Her benefactor is rooting for her because he can see her potential.
“When I learnt that that some days she couldn’t reach school and she still manages to do well, I figured she just needed some help because she has the right attitude,” Richards explained.
The entrepreneur, part of a duo that operates the Leobrium clothing brand, said helping Sheneka was not a difficult decision.
“I felt compelled to assist this child because it’s a part of the personal values that I hold dear. As a business operator I feel I need to lend a helping hand because I owe the community an obligation to pay it forward,” said Richards.
“This is my small contribution to making a difference in this space where we all need to exist,” he told the Jamaica Observer.
Richards grew up in a lower middle class environment and so he knows what it is like to struggle financially.

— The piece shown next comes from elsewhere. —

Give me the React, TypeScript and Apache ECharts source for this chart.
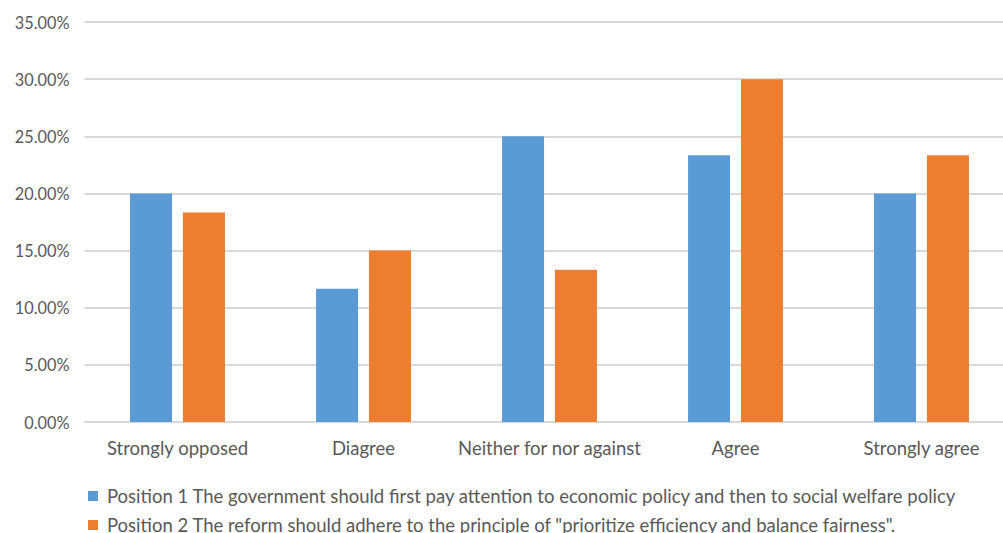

“Now that I am in a position that I can help somebody, I am willing to help them because I went through it. I remember days when I couldn’t go to school any at all and then there were days when I got only lunch money and I went. So I feel compelled to help her,” he said, adding that he will do even more as soon as he can.
“I’m just finishing up my business plan, learning how to manage people and the business overall and as soon as I get a hold on that I will be doing more; I will always do this. My daughters are already displaying empathy and I am doing my best to nurture that trait so they can grow like that and learn that giving back is important and it will come back to them in some other way,” said Richards.